GOAL:
Return the whole listing, line for line, without the pictures in it.

--- Start INFORMATION SUPPLIED ---

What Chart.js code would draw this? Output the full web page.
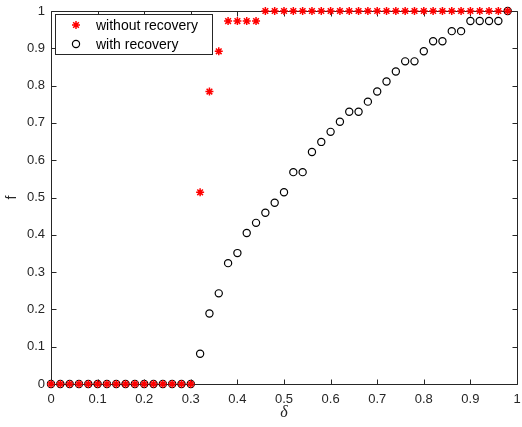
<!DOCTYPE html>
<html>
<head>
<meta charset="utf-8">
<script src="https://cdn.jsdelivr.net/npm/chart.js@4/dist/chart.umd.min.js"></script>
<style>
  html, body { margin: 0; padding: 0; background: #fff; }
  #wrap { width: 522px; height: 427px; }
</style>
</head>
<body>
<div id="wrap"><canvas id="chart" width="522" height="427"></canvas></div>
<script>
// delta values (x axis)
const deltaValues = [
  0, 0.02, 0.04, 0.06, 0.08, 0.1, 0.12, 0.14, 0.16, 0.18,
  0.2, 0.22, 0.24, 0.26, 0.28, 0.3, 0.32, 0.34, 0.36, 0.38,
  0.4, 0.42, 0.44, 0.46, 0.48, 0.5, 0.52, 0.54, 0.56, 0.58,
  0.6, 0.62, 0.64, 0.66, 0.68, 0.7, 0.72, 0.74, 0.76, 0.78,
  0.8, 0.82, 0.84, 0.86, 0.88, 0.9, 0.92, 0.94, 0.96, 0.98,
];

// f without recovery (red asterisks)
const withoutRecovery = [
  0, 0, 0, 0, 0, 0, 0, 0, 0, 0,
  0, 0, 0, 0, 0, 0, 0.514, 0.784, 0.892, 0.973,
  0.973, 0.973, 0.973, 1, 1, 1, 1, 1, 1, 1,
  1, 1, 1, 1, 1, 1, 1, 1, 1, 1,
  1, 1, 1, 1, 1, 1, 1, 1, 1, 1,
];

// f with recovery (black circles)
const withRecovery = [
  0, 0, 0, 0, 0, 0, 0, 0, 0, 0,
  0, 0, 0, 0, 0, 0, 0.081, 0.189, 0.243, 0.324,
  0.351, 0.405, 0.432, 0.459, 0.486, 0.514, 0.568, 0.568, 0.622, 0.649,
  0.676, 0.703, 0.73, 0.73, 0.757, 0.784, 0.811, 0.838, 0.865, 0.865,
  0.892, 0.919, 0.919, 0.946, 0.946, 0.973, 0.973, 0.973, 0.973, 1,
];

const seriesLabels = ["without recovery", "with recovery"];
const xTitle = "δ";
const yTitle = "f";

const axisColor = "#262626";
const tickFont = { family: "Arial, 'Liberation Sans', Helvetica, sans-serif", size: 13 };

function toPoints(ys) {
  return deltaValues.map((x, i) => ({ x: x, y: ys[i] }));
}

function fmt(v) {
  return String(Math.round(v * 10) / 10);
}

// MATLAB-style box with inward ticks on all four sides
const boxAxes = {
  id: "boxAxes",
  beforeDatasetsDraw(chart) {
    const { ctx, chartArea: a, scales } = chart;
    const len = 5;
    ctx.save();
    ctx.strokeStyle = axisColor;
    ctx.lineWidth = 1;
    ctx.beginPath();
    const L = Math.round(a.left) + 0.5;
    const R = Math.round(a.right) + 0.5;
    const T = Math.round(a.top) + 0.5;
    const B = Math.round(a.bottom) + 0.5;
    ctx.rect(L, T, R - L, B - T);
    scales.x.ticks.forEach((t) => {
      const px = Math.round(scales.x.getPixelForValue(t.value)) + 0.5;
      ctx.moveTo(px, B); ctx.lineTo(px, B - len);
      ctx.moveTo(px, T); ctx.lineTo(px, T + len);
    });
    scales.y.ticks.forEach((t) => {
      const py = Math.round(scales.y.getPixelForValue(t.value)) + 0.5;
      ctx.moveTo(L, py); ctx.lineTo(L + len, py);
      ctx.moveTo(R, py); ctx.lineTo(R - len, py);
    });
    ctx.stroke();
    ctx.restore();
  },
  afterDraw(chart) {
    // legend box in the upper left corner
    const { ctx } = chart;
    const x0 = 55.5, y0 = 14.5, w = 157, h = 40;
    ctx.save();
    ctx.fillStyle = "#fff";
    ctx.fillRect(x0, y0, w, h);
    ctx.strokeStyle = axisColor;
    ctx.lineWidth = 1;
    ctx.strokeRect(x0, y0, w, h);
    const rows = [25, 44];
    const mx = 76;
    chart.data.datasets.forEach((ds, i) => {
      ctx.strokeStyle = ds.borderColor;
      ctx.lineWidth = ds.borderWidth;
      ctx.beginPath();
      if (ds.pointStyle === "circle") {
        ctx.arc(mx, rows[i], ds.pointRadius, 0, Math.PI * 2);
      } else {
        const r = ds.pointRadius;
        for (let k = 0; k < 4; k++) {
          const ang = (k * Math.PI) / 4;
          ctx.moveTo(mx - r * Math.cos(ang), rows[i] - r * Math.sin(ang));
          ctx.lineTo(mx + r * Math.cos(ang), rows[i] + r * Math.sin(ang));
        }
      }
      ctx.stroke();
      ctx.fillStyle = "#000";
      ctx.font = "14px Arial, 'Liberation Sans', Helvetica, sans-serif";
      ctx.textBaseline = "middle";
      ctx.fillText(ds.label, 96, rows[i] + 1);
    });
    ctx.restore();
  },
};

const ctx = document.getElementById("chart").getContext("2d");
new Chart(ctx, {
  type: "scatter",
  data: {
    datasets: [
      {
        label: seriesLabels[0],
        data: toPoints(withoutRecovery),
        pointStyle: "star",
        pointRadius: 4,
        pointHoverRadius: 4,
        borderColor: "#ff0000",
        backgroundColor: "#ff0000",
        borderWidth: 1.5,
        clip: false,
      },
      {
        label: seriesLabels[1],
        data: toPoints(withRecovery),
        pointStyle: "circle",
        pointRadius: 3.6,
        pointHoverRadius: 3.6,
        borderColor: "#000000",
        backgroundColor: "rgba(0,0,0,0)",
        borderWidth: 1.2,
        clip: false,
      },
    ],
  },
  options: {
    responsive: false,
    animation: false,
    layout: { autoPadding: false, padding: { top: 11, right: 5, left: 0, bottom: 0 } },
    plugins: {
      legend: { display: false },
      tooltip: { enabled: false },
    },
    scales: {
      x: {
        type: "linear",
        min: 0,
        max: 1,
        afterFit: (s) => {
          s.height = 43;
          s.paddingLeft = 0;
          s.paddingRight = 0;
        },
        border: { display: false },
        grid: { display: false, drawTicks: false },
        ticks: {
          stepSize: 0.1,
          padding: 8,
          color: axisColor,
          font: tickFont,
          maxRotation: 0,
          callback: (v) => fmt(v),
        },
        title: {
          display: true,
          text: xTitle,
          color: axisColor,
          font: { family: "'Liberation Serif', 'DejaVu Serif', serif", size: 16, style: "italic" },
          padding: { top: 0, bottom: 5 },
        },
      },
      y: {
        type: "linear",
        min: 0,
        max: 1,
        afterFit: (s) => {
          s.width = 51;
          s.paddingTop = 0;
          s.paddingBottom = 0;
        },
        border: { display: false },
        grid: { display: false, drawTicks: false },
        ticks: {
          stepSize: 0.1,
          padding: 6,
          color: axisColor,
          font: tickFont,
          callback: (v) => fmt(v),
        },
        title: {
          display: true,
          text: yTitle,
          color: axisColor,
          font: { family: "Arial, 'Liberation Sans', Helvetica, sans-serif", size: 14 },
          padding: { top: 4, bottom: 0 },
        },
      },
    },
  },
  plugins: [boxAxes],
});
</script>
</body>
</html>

--- End INFORMATION SUPPLIED ---

ANSWER TO THE TASK:
What Chart.js code would draw this? Output the full web page.
<!DOCTYPE html>
<html>
<head>
<meta charset="utf-8">
<script src="https://cdn.jsdelivr.net/npm/chart.js@4/dist/chart.umd.min.js"></script>
<style>
  html, body { margin: 0; padding: 0; background: #fff; }
  #wrap { width: 522px; height: 427px; }
</style>
</head>
<body>
<div id="wrap"><canvas id="chart" width="522" height="427"></canvas></div>
<script>
// delta values (x axis)
const deltaValues = [
  0, 0.02, 0.04, 0.06, 0.08, 0.1, 0.12, 0.14, 0.16, 0.18,
  0.2, 0.22, 0.24, 0.26, 0.28, 0.3, 0.32, 0.34, 0.36, 0.38,
  0.4, 0.42, 0.44, 0.46, 0.48, 0.5, 0.52, 0.54, 0.56, 0.58,
  0.6, 0.62, 0.64, 0.66, 0.68, 0.7, 0.72, 0.74, 0.76, 0.78,
  0.8, 0.82, 0.84, 0.86, 0.88, 0.9, 0.92, 0.94, 0.96, 0.98,
];

// f without recovery (red asterisks)
const withoutRecovery = [
  0, 0, 0, 0, 0, 0, 0, 0, 0, 0,
  0, 0, 0, 0, 0, 0, 0.514, 0.784, 0.892, 0.973,
  0.973, 0.973, 0.973, 1, 1, 1, 1, 1, 1, 1,
  1, 1, 1, 1, 1, 1, 1, 1, 1, 1,
  1, 1, 1, 1, 1, 1, 1, 1, 1, 1,
];

// f with recovery (black circles)
const withRecovery = [
  0, 0, 0, 0, 0, 0, 0, 0, 0, 0,
  0, 0, 0, 0, 0, 0, 0.081, 0.189, 0.243, 0.324,
  0.351, 0.405, 0.432, 0.459, 0.486, 0.514, 0.568, 0.568, 0.622, 0.649,
  0.676, 0.703, 0.73, 0.73, 0.757, 0.784, 0.811, 0.838, 0.865, 0.865,
  0.892, 0.919, 0.919, 0.946, 0.946, 0.973, 0.973, 0.973, 0.973, 1,
];

const seriesLabels = ["without recovery", "with recovery"];
const xTitle = "δ";
const yTitle = "f";

const axisColor = "#262626";
const tickFont = { family: "Arial, 'Liberation Sans', Helvetica, sans-serif", size: 13 };

function toPoints(ys) {
  return deltaValues.map((x, i) => ({ x: x, y: ys[i] }));
}

function fmt(v) {
  return String(Math.round(v * 10) / 10);
}

// MATLAB-style box with inward ticks on all four sides
const boxAxes = {
  id: "boxAxes",
  beforeDatasetsDraw(chart) {
    const { ctx, chartArea: a, scales } = chart;
    const len = 5;
    ctx.save();
    ctx.strokeStyle = axisColor;
    ctx.lineWidth = 1;
    ctx.beginPath();
    const L = Math.round(a.left) + 0.5;
    const R = Math.round(a.right) + 0.5;
    const T = Math.round(a.top) + 0.5;
    const B = Math.round(a.bottom) + 0.5;
    ctx.rect(L, T, R - L, B - T);
    scales.x.ticks.forEach((t) => {
      const px = Math.round(scales.x.getPixelForValue(t.value)) + 0.5;
      ctx.moveTo(px, B); ctx.lineTo(px, B - len);
      ctx.moveTo(px, T); ctx.lineTo(px, T + len);
    });
    scales.y.ticks.forEach((t) => {
      const py = Math.round(scales.y.getPixelForValue(t.value)) + 0.5;
      ctx.moveTo(L, py); ctx.lineTo(L + len, py);
      ctx.moveTo(R, py); ctx.lineTo(R - len, py);
    });
    ctx.stroke();
    ctx.restore();
  },
  afterDraw(chart) {
    // legend box in the upper left corner
    const { ctx } = chart;
    const x0 = 55.5, y0 = 14.5, w = 157, h = 40;
    ctx.save();
    ctx.fillStyle = "#fff";
    ctx.fillRect(x0, y0, w, h);
    ctx.strokeStyle = axisColor;
    ctx.lineWidth = 1;
    ctx.strokeRect(x0, y0, w, h);
    const rows = [25, 44];
    const mx = 76;
    chart.data.datasets.forEach((ds, i) => {
      ctx.strokeStyle = ds.borderColor;
      ctx.lineWidth = ds.borderWidth;
      ctx.beginPath();
      if (ds.pointStyle === "circle") {
        ctx.arc(mx, rows[i], ds.pointRadius, 0, Math.PI * 2);
      } else {
        const r = ds.pointRadius;
        for (let k = 0; k < 4; k++) {
          const ang = (k * Math.PI) / 4;
          ctx.moveTo(mx - r * Math.cos(ang), rows[i] - r * Math.sin(ang));
          ctx.lineTo(mx + r * Math.cos(ang), rows[i] + r * Math.sin(ang));
        }
      }
      ctx.stroke();
      ctx.fillStyle = "#000";
      ctx.font = "14px Arial, 'Liberation Sans', Helvetica, sans-serif";
      ctx.textBaseline = "middle";
      ctx.fillText(ds.label, 96, rows[i] + 1);
    });
    ctx.restore();
  },
};

const ctx = document.getElementById("chart").getContext("2d");
new Chart(ctx, {
  type: "scatter",
  data: {
    datasets: [
      {
        label: seriesLabels[0],
        data: toPoints(withoutRecovery),
        pointStyle: "star",
        pointRadius: 4,
        pointHoverRadius: 4,
        borderColor: "#ff0000",
        backgroundColor: "#ff0000",
        borderWidth: 1.5,
        clip: false,
      },
      {
        label: seriesLabels[1],
        data: toPoints(withRecovery),
        pointStyle: "circle",
        pointRadius: 3.6,
        pointHoverRadius: 3.6,
        borderColor: "#000000",
        backgroundColor: "rgba(0,0,0,0)",
        borderWidth: 1.2,
        clip: false,
      },
    ],
  },
  options: {
    responsive: false,
    animation: false,
    layout: { autoPadding: false, padding: { top: 11, right: 5, left: 0, bottom: 0 } },
    plugins: {
      legend: { display: false },
      tooltip: { enabled: false },
    },
    scales: {
      x: {
        type: "linear",
        min: 0,
        max: 1,
        afterFit: (s) => {
          s.height = 43;
          s.paddingLeft = 0;
          s.paddingRight = 0;
        },
        border: { display: false },
        grid: { display: false, drawTicks: false },
        ticks: {
          stepSize: 0.1,
          padding: 8,
          color: axisColor,
          font: tickFont,
          maxRotation: 0,
          callback: (v) => fmt(v),
        },
        title: {
          display: true,
          text: xTitle,
          color: axisColor,
          font: { family: "'Liberation Serif', 'DejaVu Serif', serif", size: 16, style: "italic" },
          padding: { top: 0, bottom: 5 },
        },
      },
      y: {
        type: "linear",
        min: 0,
        max: 1,
        afterFit: (s) => {
          s.width = 51;
          s.paddingTop = 0;
          s.paddingBottom = 0;
        },
        border: { display: false },
        grid: { display: false, drawTicks: false },
        ticks: {
          stepSize: 0.1,
          padding: 6,
          color: axisColor,
          font: tickFont,
          callback: (v) => fmt(v),
        },
        title: {
          display: true,
          text: yTitle,
          color: axisColor,
          font: { family: "Arial, 'Liberation Sans', Helvetica, sans-serif", size: 14 },
          padding: { top: 4, bottom: 0 },
        },
      },
    },
  },
  plugins: [boxAxes],
});
</script>
</body>
</html>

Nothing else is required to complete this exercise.